## What the task requires:
Leaving out the pictures, retype the lines from the beginning of the listing through the line containing "path = np.linspace(0, 6, 61)".
-- Begin Dataset content --
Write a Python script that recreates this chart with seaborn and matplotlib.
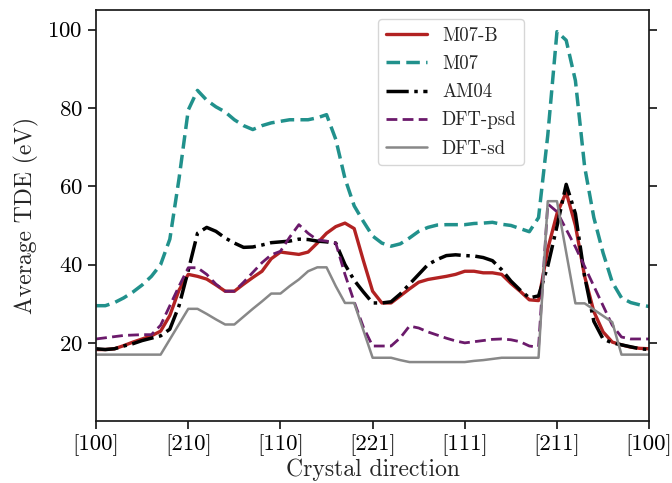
import numpy as np
import pandas as pd
import matplotlib
matplotlib.use("Agg")
import matplotlib.pyplot as plt
import seaborn as sns

# Path through the crystal directions, 10 steps per segment
directions = ["[100]", "[210]", "[110]", "[221]", "[111]", "[211]", "[100]"]
path = np.linspace(0, 6, 61)

m07b = [18.3, 18.3, 18.5, 19.3, 20.2, 21.0, 21.8, 23.0, 27.0, 33.5,
        37.5, 37.0, 36.3, 34.8, 33.2, 33.2, 35.0, 36.7, 38.3, 41.5,
        43.2, 42.9, 42.6, 43.2, 45.5, 48.0, 49.7, 50.6, 49.2, 41.0,
        33.2, 30.2, 30.2, 32.0, 33.8, 35.5, 36.2, 36.6, 37.0, 37.5,
        38.3, 38.3, 37.9, 37.9, 37.5, 35.2, 33.2, 31.0, 30.8, 44.0,
        53.0, 58.5, 50.0, 37.0, 28.0, 22.8, 20.2, 19.5, 18.9, 18.6,
        18.5]

m07 = [29.5, 29.5, 30.3, 31.5, 33.0, 34.8, 37.0, 40.0, 46.5, 62.0,
       79.5, 84.5, 82.0, 80.3, 79.0, 77.0, 75.5, 74.5, 75.5, 76.2,
       76.6, 77.0, 77.0, 77.0, 77.5, 78.3, 72.0, 62.0, 55.0, 51.0,
       47.3, 45.5, 44.7, 45.3, 46.8, 48.5, 49.5, 50.1, 50.2, 50.2,
       50.2, 50.5, 50.6, 50.8, 50.3, 50.0, 49.2, 48.4, 52.0, 73.0,
       99.5, 97.3, 87.0, 65.0, 52.0, 43.0, 35.5, 31.5, 30.3, 29.7,
       29.3]

am04 = [18.5, 18.3, 18.5, 19.2, 19.8, 20.6, 21.2, 21.8, 23.5, 29.5,
        38.5, 48.0, 49.5, 48.5, 46.8, 45.5, 44.4, 44.5, 45.0, 45.6,
        45.8, 46.0, 46.5, 46.4, 46.0, 45.8, 45.5, 40.0, 36.0, 33.0,
        30.2, 30.2, 30.5, 32.5, 35.0, 37.5, 40.0, 41.3, 42.3, 42.5,
        42.3, 42.2, 41.8, 41.0, 38.7, 35.8, 33.5, 31.5, 32.0, 39.6,
        49.8, 60.5, 53.0, 37.0, 25.5, 21.0, 20.0, 19.5, 19.0, 18.5,
        18.3]

dft_psd = [21.0, 21.3, 21.6, 21.9, 22.0, 22.1, 22.1, 24.5, 29.5, 34.5,
           39.2, 39.2, 37.5, 35.0, 33.2, 33.2, 35.5, 38.0, 40.5, 42.5,
           43.4, 47.0, 50.2, 48.0, 46.3, 46.0, 45.5, 37.5, 30.5, 24.0,
           19.2, 19.2, 19.2, 21.3, 24.3, 23.8, 22.8, 22.0, 21.2, 20.5,
           20.0, 20.3, 20.6, 20.9, 21.0, 20.8, 20.3, 19.2, 18.9, 55.5,
           53.5, 49.0, 44.5, 39.5, 34.5, 29.5, 24.5, 21.5, 21.0, 21.0,
           21.0]

dft_sd = [17.0, 17.0, 17.0, 17.0, 17.0, 17.0, 17.0, 17.0, 20.9, 24.8,
          28.7, 28.7, 27.4, 26.0, 24.7, 24.7, 26.7, 28.7, 30.6, 32.6,
          32.6, 34.5, 36.2, 38.3, 39.3, 39.3, 34.5, 30.2, 30.2, 23.2,
          16.2, 16.2, 16.2, 15.6, 15.1, 15.1, 15.1, 15.1, 15.1, 15.1,
          15.1, 15.4, 15.6, 15.9, 16.2, 16.2, 16.2, 16.2, 16.2, 56.2,
          56.2, 43.1, 30.1, 30.1, 28.5, 26.9, 25.3, 17.0, 17.0, 17.0,
          17.0]

sns.set_theme(style="ticks")
plt.rcParams["font.family"] = ["serif"]
plt.rcParams["font.serif"] = ["cmr10", "DejaVu Serif"]
plt.rcParams["mathtext.fontset"] = "cm"
plt.rcParams["axes.formatter.use_mathtext"] = True
plt.rcParams["axes.unicode_minus"] = False
plt.rcParams["axes.edgecolor"] = "#1a1a1a"

fig = plt.figure(figsize=(6.72, 4.83), dpi=100)
ax = fig.add_axes([0.143, 0.128, 0.823, 0.851])

series = [
    ("M07-B", m07b, dict(color="#b22222", linestyle="-", linewidth=2.4)),
    ("M07", m07, dict(color="#21918c", linestyle=(0, (3.9, 1.8)), linewidth=2.5)),
    ("AM04", am04, dict(color="black", linestyle="-.", linewidth=2.5)),
    ("DFT-psd", dft_psd, dict(color="#6b1a6b", linestyle=(0, (3.9, 1.9)), linewidth=2.0)),
    ("DFT-sd", dft_sd, dict(color="#888888", linestyle="-", linewidth=1.8)),
]

for name, values, style in series:
    df = pd.DataFrame({"direction": path, "tde": values})
    sns.lineplot(data=df, x="direction", y="tde", ax=ax, label=name, **style)

ax.set_xlim(0, 6)
ax.set_ylim(0, 105)
ax.set_xticks(range(len(directions)))
ax.set_xticklabels(directions)
ax.set_yticks([20, 40, 60, 80, 100])
ax.tick_params(axis="both", labelsize=16.5, colors="#1a1a1a", labelcolor="black")
ax.tick_params(axis="y", right=True)
ax.set_xlabel("Crystal direction", fontsize=17, labelpad=2)
ax.set_ylabel("Average TDE (eV)", fontsize=17, labelpad=6)

ax.legend(loc="upper left", bbox_to_anchor=(0.51, 0.978), borderaxespad=0,
          fontsize=13.5, handlelength=2.2, labelspacing=0.55, frameon=True)

fig.savefig("out.png", dpi=100)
-- End Dataset content --
## Solution:
Write a Python script that recreates this chart with seaborn and matplotlib.
import numpy as np
import pandas as pd
import matplotlib
matplotlib.use("Agg")
import matplotlib.pyplot as plt
import seaborn as sns

# Path through the crystal directions, 10 steps per segment
directions = ["[100]", "[210]", "[110]", "[221]", "[111]", "[211]", "[100]"]
path = np.linspace(0, 6, 61)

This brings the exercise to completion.